Going to the Market (January Theme by Sarah Dooley)


Market. A word which, to me, evokes pleasant mental images of brown paper shopping bags and fat, ripe tomatoes and the loaves of fresh bread I buy down at the little grocery by the park.
 
Marketing. A word which has always made my blood pressure increase – particularly once I realized it was part of my job as a writer!
 
When you start trying to get a book published, you hear a lot about marketing. You hear that you need to develop a platform, create an online presence, and turn your very name into a brand that consumers will want to buy. It was a foreign, scary world to me when I started out, and in many ways it continues to be.
 
So let me share with you the best marketing decision I've made, and it's an easy one for writers – Go to the library.
 
Over two years ago, shortly after Livvie Owen Lived Here was released, I was browsing the shelves at my local library and I thought to pop up to the youth floor. I wasn't thinking about marketing, or connecting with librarians, or finding readers for my novel. I was thinking about the approach of November, and with it NaNoWriMo, and how this was the first year I wouldn't be teaching public school – and, as such, wouldn't have a class of captive NaNo-Novelists writing alongside me. I figured there had to be children hanging out at the library who would like to participate in a writing project, so I asked the librarian whether she would mind if I led a NaNo group during the month of November.
 
Two and a quarter years later, my little class of four writers – except we've grown to eleven and counting – continues to meet once a week.

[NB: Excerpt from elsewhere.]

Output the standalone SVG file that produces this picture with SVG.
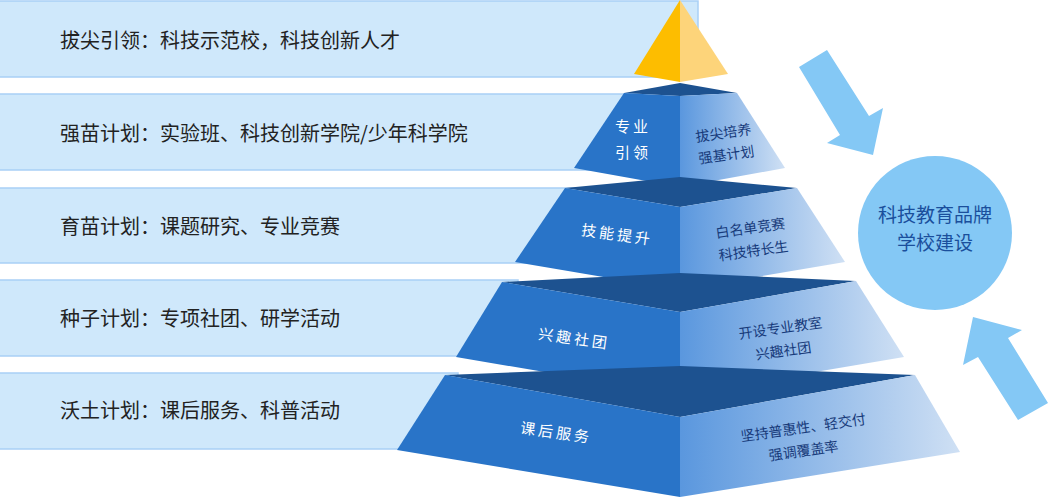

We write novels and short stories, poems and songs. We read, critique, revise. We set goals and enter contests. We name each others' characters. We laugh and throw paper and generally make entirely too much noise to belong in a library. It's the brightest part of my week. Even when I'm in the worst  kind of writing slump, the kids can snap me out of it, inspiring me to return to my desk, to continue to create.
 
The thing I didn't realize about starting the class, though, was that in connecting with the library, I was connecting to a great source of publicity for my novels. The wonderful staff at the library recommend my books to readers and parents. They put me in touch with teachers who need speakers for their classrooms. They host launch events for my novels. They schedule me to give presentations during area literary events. They spread the word.
 
And the best part? It's all just as easy and as pleasant as buying tomatoes at the local market. After all, I'm a writer. Where else would I rather be but in the library?